On the north bank of the Tyne are situated the engineering works of C. A. Parsons and Co (referred to in another chapter), of steam turbine fame, also making electrical alternators and other propelling machinery; Donkin Co with steering gear and capstans; Henry Watson and Co with bronze propellers, pumps, evaporators, etc.; R. and W. Hawthorn, Leslie and Co, builders, on a large scale at their Forth Banks Works, of railway locomotives. On the north side as well are the works of Cookson and Co, refiners of lead and antimony, and the establishment of the British Oxygen Co (formerly known as Brin's Oxygen Co.), which makes and supplies oxygen used in large quantities by the important industries settled in the district.

The Sunderland Forge and Engineering Co on the neighbouring river, the Wear, manufactures electric motors, winches and ships' forgings. The South Durham Steel and Iron Co, the Cargo Fleet Iron Co, W. Whitwell and Co, of Thornaby, the Seaton Carew Iron Co and the Consett Iron Co, firms of very high importance, are referred to more fully in subsequent pages. Other undertakings contributing largely to the industrial life on the engineering side of the two counties are: R. Hood, Haggie and Co, at Newcastle; Haggie Brothers and Peter Haggie and Co makers of steel wire ropes for colliery winding engines at Gateshead, the Bede Metal and Chemical Co, and the Tharsis Sulphur and Copper Co, old firms of copper smelters at Hebburn, where are also the lead works of Foster, Blackett and Wilson, and the foundries of the Birsley Iron Co.
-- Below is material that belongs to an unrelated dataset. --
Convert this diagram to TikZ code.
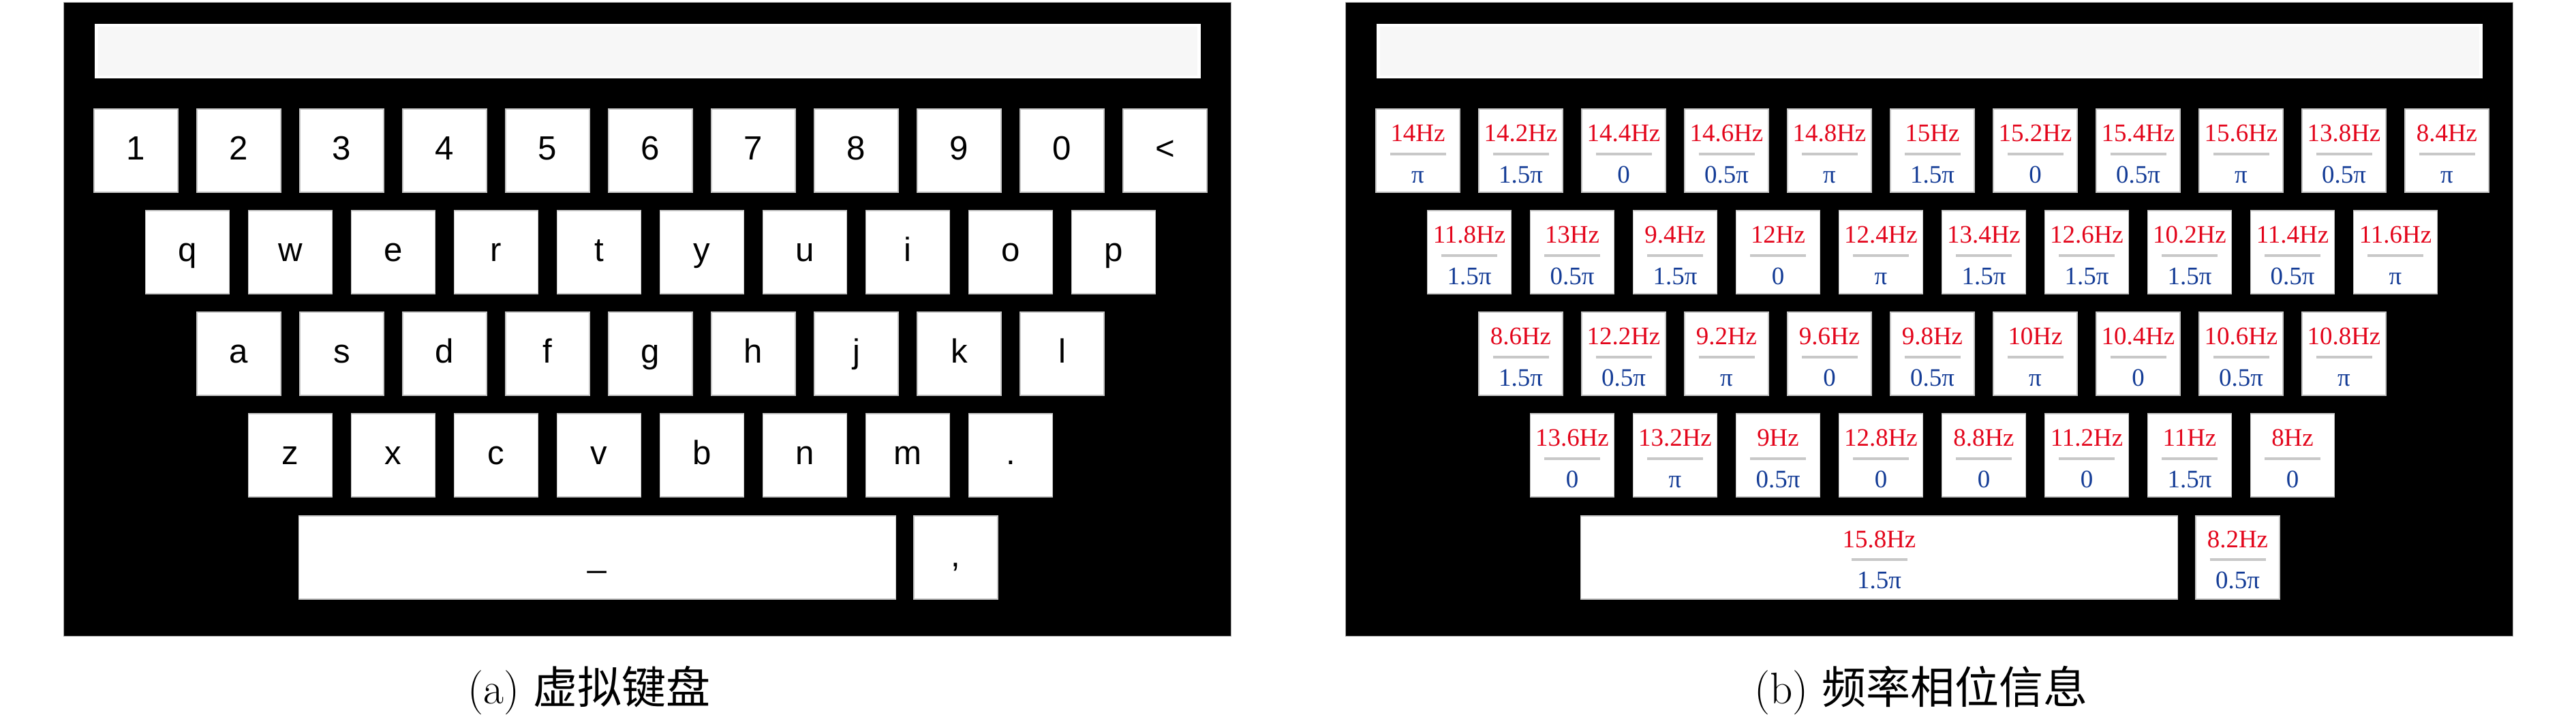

In addition to these firms, which by the scale of their operations and length of tenure are among the most noteworthy on the North-east Coast, there are large numbers of others, such as iron and steel founders, and forgers, producers of steel structural works, boilers and tanks, locomotives, railway wagons, electrical goods, brass and aluminium castings, cables, hemp and wire rope, ships' steering gears, winches, deck machinery, boats, propellers, pumps, steam packings, wire, paints, anti-fouling compositions, and galvanisers, all of which are essential to the activities of the North-east Coast shipyards.